Q:You write about women adapting systems that were not built for them. What does this adaptability reveal about resilience and innovation?

Women who have the privilege to adapt systems are better able to lean into their own productivity, skills, and talent. When they do that, we all benefit.

Q:You discuss the motherhood penalty and persistent wage gaps. What meaningful shifts are needed to close these gaps?

Men need to step up more in terms of unpaid and invisible labor and/or policymakers need to support systems that reduce the unequal burden of care.

Q:Having worked in federal policy and research, how has seeing systems from the inside shaped your understanding of inequality?

Inequality in the United States is a choice. It usually increases when we stop believing in the common good and start listening to rhetoric around people who abuse systems. Most people have basic ethics and want to do good, and almost all of us need a help up at one point or other in our lives. It is unfortunate we live in a society right now that is not willing to acknowledge or believe that.

Q:What does real allyship look like in practice when building a more equitable economy?

Real allyship is being comfortable with differing opinions and open to listening to the struggles of certain groups. Then, it is actively working to promote the reduction of barriers and systemic biases that hold some down while lifting others up.

Q:If policymakers truly centered women’s lived experiences, what is one change that could reshape economic opportunity?

Universal, quality childcare and payments to family members who provide care for their families.

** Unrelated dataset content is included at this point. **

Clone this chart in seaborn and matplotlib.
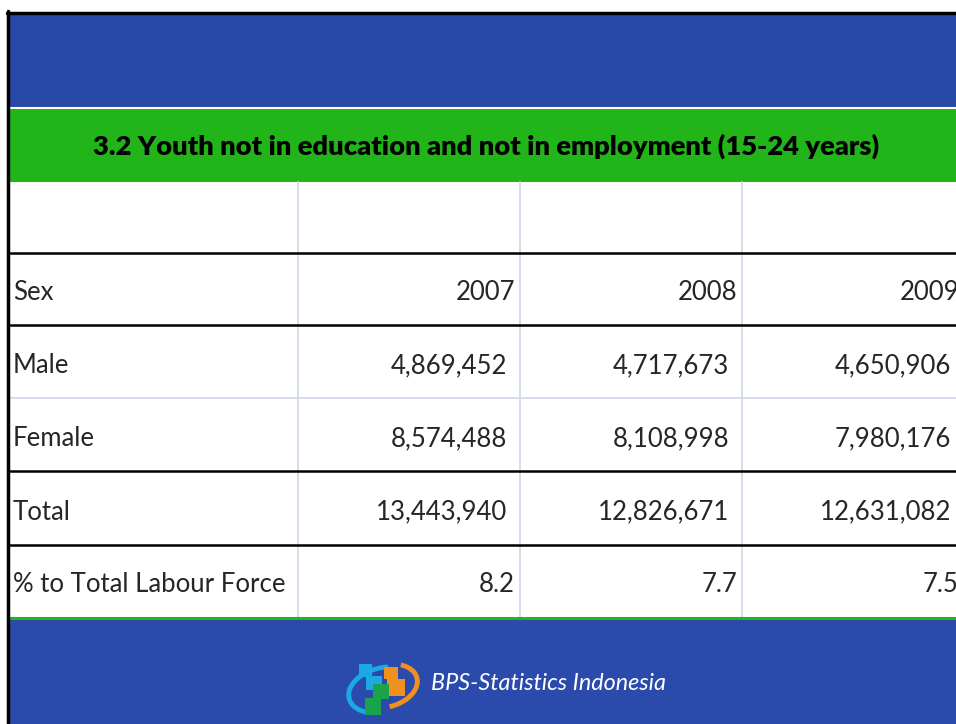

Q:As Swiftynomics reaches readers, what conversations or connections do you most hope to spark through book talks, classrooms, and community discussions?

I hope to spark feelings of hope and a believe that positive change is possible. And, I hope women lean into their own power and economic agency within their families, jobs, and communities.

Q:Looking ahead, what ideas, research, or writing projects are calling your attention next, and how do you hope they continue this conversation about women and the economy?

I am more convinced than ever that men and women are more similar than different. I would like to call attention to that as a way of moving the dial on how we think about all genders today.

Swiftynomics: How Women Mastermind and Redefine Our Economy by Misty Heggeness is published by the University of California Press. The book explores how women’s invisible labor and cultural influence shape modern economic systems. It offers a fresh, engaging perspective on gender, power, and the lived realities of the economy.